Free People wants to be a serious wellness brand.
Starting this fall, the brand will ramp up its activewear line, FP Movement, launched in 2012, and also start carrying more wellness products in stores and online. In addition, it plans to bring a wellness focus to most of its 136 stores and ensure that any new stores have space for workout classes.
The brand’s three new retail locations launched in 2019 were all designed to include dedicated space for fitness classes and community events.
“A lot of our spaces have been designed so that you can clear away the product and open up the space to allow some of these events to happen, but every store is so different,” said Ana Hartl, senior managing director of creative at Free People. The brand has also installed in select stores curtains that can be drawn to make the workout space feel more private and to allow regular customers to shop sans distractions. For stores smaller in size, like its Santa Monica location, Free People is focusing more on events that can take place outside of the store — like surf outings at the beach, but with the store as the meeting point.
Free People isn’t hiring a whole new team to help implement this wellness-centered strategy, said Hartl. Instead, it’s relying internally on its existing employees, who Hartl said are already passionate about fitness and wellness, to help push the agenda forward. Events are promoted to customers in stores, as well as on the brand’s website and through emails.
Adding workout space into a store isn’t new in the brand retail playbook; doing so is becoming table stakes for activewear brands.
Athleta built one of its New York City locations in Flatiron around a workout space in 2015. It now hosts more than 30 classes a week in the store’s lower-level studio, including barre, yoga and HIIT. And this month, the brand re-opened the Flatiron studio with a fresh design, to include a full workout studio that can host multiple classes a day and a co-working space.
“Our new space is meant to allow women to come together, learn and grow,” said Sheila Shekar Pollak, chief marketing officer at Athleta. “This studio is also where we host our monthly Wellness Collective series, led by women in the community, aimed at making holistic wellness more accessible and actionable than ever before.”
For Athleta, community is a big part of its push around building studios and hosting workout classes, but it’s also a source of revenue. Customers can buy class packages, as with any boutique fitness studio, to workout at Athleta. Ten classes cost $200, or customers can buy five for $95. Through September, customers can buy a monthly unlimited membership for $99 and receive $25 to spend in stores, which they walk through to get to the downstairs studio.

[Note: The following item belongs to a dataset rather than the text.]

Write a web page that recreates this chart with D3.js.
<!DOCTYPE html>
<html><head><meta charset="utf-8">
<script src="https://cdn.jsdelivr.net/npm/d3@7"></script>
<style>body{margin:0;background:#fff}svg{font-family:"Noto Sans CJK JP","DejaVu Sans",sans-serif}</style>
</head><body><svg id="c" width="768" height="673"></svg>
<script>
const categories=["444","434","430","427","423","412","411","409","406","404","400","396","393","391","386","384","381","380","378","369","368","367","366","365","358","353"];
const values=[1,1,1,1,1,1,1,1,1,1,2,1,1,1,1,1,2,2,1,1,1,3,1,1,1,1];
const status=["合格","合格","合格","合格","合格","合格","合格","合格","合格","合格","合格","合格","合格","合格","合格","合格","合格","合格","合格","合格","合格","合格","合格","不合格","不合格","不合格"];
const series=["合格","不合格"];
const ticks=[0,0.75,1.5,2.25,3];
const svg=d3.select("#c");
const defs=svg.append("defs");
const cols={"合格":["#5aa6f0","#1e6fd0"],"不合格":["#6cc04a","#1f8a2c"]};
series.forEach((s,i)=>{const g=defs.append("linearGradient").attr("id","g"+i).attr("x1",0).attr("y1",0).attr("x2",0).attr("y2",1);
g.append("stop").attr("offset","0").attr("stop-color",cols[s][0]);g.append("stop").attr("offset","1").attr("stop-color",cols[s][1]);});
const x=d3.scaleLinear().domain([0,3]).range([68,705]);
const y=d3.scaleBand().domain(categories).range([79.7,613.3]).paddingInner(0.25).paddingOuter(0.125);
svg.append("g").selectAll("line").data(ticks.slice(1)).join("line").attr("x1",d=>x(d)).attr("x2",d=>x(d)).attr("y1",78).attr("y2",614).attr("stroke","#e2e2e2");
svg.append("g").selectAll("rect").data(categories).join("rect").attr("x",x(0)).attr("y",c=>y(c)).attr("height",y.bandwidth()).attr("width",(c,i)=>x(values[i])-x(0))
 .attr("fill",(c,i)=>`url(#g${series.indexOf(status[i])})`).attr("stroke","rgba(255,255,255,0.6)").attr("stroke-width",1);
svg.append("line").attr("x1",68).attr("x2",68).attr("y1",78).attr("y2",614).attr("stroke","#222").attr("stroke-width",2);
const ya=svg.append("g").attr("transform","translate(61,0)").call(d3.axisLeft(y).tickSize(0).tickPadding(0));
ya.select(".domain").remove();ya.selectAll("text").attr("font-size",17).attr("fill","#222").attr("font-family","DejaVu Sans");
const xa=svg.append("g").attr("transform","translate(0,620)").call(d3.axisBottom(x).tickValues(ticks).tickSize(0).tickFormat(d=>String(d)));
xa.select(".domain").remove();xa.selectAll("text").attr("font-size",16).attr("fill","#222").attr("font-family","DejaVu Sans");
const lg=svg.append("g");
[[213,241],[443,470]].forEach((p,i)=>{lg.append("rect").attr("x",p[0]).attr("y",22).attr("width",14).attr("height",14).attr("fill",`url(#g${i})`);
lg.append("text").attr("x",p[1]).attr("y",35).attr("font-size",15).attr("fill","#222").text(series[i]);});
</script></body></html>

Likewise, in July Lululemon opened a meditation studio in its 20,000-square-foot Chicago location, also to build a community, but hopefully boost sales at the same time. It has offered community yoga classes since the brand was founded in 1998, and soon after started hosting running groups.
Free People said driving sales isn’t a main focus with its fitness programming — although on the brand’s online schedule of events, where customers can RSVP for classes, several descriptions mention shopping the newest FP Movement styles after class. Hartl said the goal is to build a relationship with the customer by inviting her to the store to workout, and meet different instructors and store employees. Maybe she’ll come back and buy something down the line, but the brand doesn’t expect her to transact right away. Classes, at this point, are free to take.
“We are really more focused on engaging our customer. The hope is, as we engage with her, she comes back to us — but our first thought is to engage and get to know her more,” said Hartl.
Free People declined to share any financial specifics around its FP Movement activewear line or its investment in the new retail spaces. In the second quarter of 2019, net sales for Free People increased 6% from the previous year.